Liv was a birthday party clown for a time but she doesn't want to talk about it and she can't believe she put that in her bio. She hails from Boston, MA and graduated from Bowdoin College in May 2017 with an interdisciplinary major in English and Theater and a Cinema Studies minor. She has studied with The National Theater Institute at the Eugene O’Neill Theater Center in Connecticut and The Second City in Chicago. Olivia is an accomplished writer, having won national awards for her poetry, and a competitive speaker, continuously placing in speech tournaments with the National Forensics League and delivering her high school’s valedictory address. In 2015, Olivia won the Micoleau Family Fellowship for the Creative and Performing Arts and in 2017 she was awarded the prize for Outstanding Contribution to Theater and Dance at Bowdoin. She founded a two-woman theater company, Liv & Mags, with her creative partner Maggie Seymour, in 2015.
A SAG-eligible and EMC actress, Olivia has been called “riotous” by Time Out New York and her comedic duo has been hailed as a “modern-day Lucy and Ethel” by StageBuddy. Her first two woman show with Maggie, 15 Villainous Fools, toured to five major US cities and got picked up for a New York City run at the People’s Improv Theater while she was still in her senior year at Bowdoin College. Since then, she and Maggie have developed two full-length two-woman shows—15 Villainous Fools and Dickie in the House—and received rave reviews from New York Magazine, Time Out New York, The Huffington Post, DC Theatre Scene and Stagebuddy, to name a few. On screen, Olivia can also be found in the Starz hit TV show, Sweetbitter, though they make her look like a bald man in almost all of her scenes, so don’t worry if you don’t recognize her.

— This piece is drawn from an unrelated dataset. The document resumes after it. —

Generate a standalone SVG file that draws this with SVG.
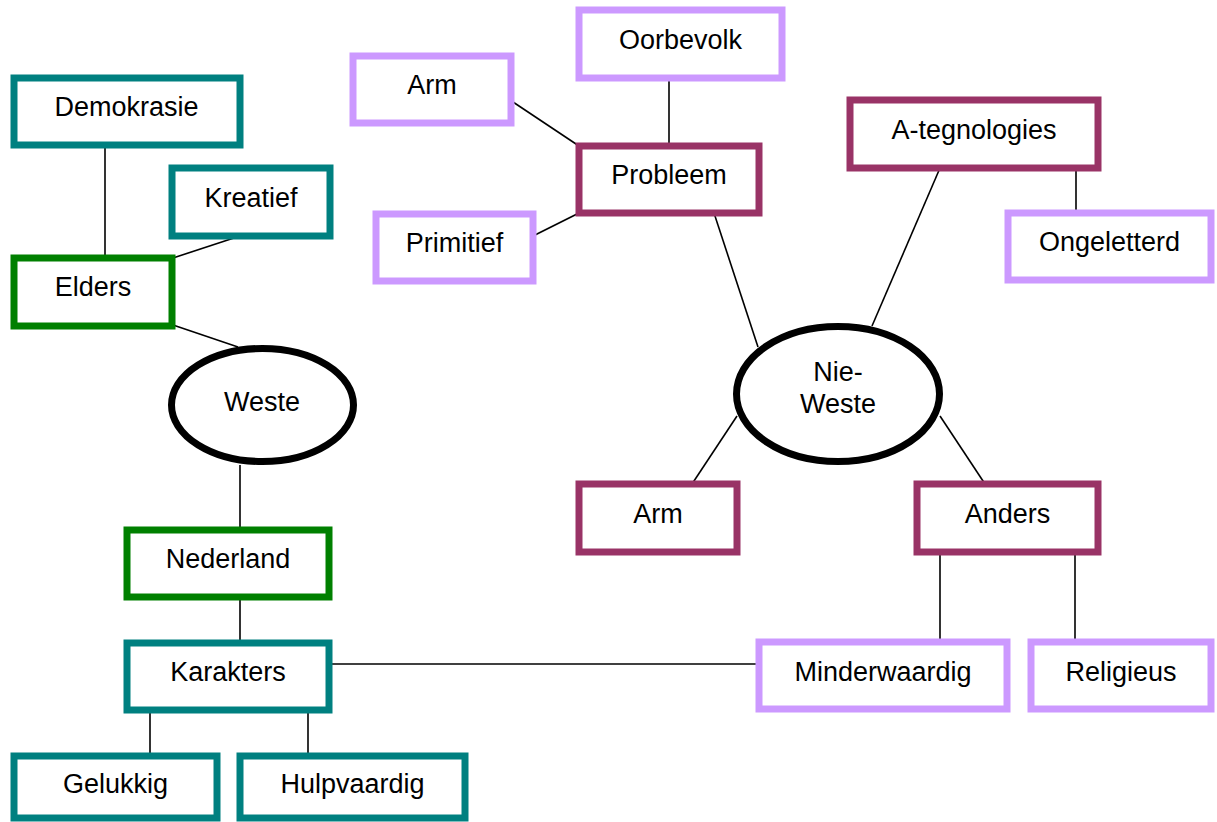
<svg xmlns="http://www.w3.org/2000/svg" width="1217" height="822" viewBox="0 0 1217 822">
<style>
rect{fill:#fff;stroke-width:7}
.teal{stroke:#008080}
.green{stroke:#008000}
.plum{stroke:#993366}
.lav{stroke:#CC99FF}
ellipse{fill:#fff;stroke:#000;stroke-width:7}
text{font-family:"Liberation Sans",Arial,sans-serif;font-size:27px;fill:#000;text-anchor:middle}
#connectors line{stroke:#000;stroke-width:1.6}
</style>
<rect x="0" y="0" width="1217" height="822" style="fill:#fff;stroke:none"/>
<g id="connectors">
<line x1="105" y1="142" x2="105" y2="258"/>
<line x1="240" y1="236" x2="173" y2="258"/>
<line x1="173" y1="325" x2="238" y2="347"/>
<line x1="240" y1="465" x2="240" y2="530"/>
<line x1="240" y1="600" x2="240" y2="643"/>
<line x1="150" y1="710" x2="150" y2="756"/>
<line x1="308" y1="710" x2="308" y2="756"/>
<line x1="330" y1="664" x2="759" y2="664"/>
<line x1="669" y1="78" x2="669" y2="146"/>
<line x1="510" y1="100" x2="579" y2="146"/>
<line x1="533" y1="236" x2="579" y2="213"/>
<line x1="714" y1="213" x2="758" y2="347"/>
<line x1="872" y1="326" x2="940" y2="168"/>
<line x1="1076" y1="168" x2="1076" y2="213"/>
<line x1="737" y1="416" x2="692" y2="484"/>
<line x1="940" y1="416" x2="985" y2="484"/>
<line x1="940" y1="552" x2="940" y2="642"/>
<line x1="1075" y1="552" x2="1075" y2="642"/>
</g>
<g id="demokrasie"><rect class="teal" x="14" y="78" width="226" height="67"/><text x="126.5" y="116">Demokrasie</text></g>
<g id="kreatief"><rect class="teal" x="172" y="168" width="158" height="68"/><text x="251" y="207">Kreatief</text></g>
<g id="elders"><rect class="green" x="14" y="258" width="158" height="68"/><text x="93" y="296">Elders</text></g>
<g id="weste"><ellipse cx="262.5" cy="405" rx="91" ry="56.5"/><text x="262" y="411">Weste</text></g>
<g id="nederland"><rect class="green" x="127" y="530" width="202" height="67"/><text x="228" y="568">Nederland</text></g>
<g id="karakters"><rect class="teal" x="127" y="643" width="202" height="67"/><text x="228" y="681">Karakters</text></g>
<g id="gelukkig"><rect class="teal" x="14" y="756" width="203" height="62"/><text x="115.5" y="793">Gelukkig</text></g>
<g id="hulpvaardig"><rect class="teal" x="240" y="756" width="225" height="62"/><text x="352.5" y="793">Hulpvaardig</text></g>
<g id="arm-top"><rect class="lav" x="353" y="56" width="158" height="67"/><text x="432" y="94">Arm</text></g>
<g id="oorbevolk"><rect class="lav" x="579" y="10" width="203" height="68"/><text x="680.5" y="49">Oorbevolk</text></g>
<g id="probleem"><rect class="plum" x="579" y="146" width="180" height="67"/><text x="669" y="184">Probleem</text></g>
<g id="primitief"><rect class="lav" x="376" y="214" width="157" height="67"/><text x="454.5" y="252">Primitief</text></g>
<g id="a-tegnologies"><rect class="plum" x="850" y="100" width="248" height="68"/><text x="974" y="139">A-tegnologies</text></g>
<g id="ongeletterd"><rect class="lav" x="1008" y="213" width="203" height="67"/><text x="1109.5" y="251">Ongeletterd</text></g>
<g id="nie-weste"><ellipse cx="838" cy="394" rx="101.5" ry="67.5"/><text x="838" y="381">Nie-</text><text x="838" y="413">Weste</text></g>
<g id="arm-bottom"><rect class="plum" x="579" y="484" width="158" height="68"/><text x="658" y="523">Arm</text></g>
<g id="anders"><rect class="plum" x="917" y="484" width="181" height="68"/><text x="1007.5" y="523">Anders</text></g>
<g id="minderwaardig"><rect class="lav" x="759" y="642" width="248" height="67"/><text x="883" y="681">Minderwaardig</text></g>
<g id="religieus"><rect class="lav" x="1031" y="642" width="180" height="67"/><text x="1121" y="681">Religieus</text></g>
</svg>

Most recently, Olivia worked at the Williamstown Theater Festival for the summer 2019 season. She performed in a variety of shows while in residence, and was selected to participate in several readings and workshops lead by Oscar-winner Kenneth Longeran, Kilroy-winner Mona Pirnot and Tony-winner William Finn. Jesse Tyler Ferguson also told her that she was incredible and she almost threw up. This fall, she appeared in her first playbill, working off-Broadway as a star dresser for MCC’s production of Theresa Rebeck’s Seared, a show that has since garnered several Lortel, Drama Desk and Drama League nominations.
In her daily life, Olivia is most likely spinning at Flywheel Sports, the greatest work out in the world, or complaining that her local Mr. Lime grocer doesn’t sell Banza mac and cheese.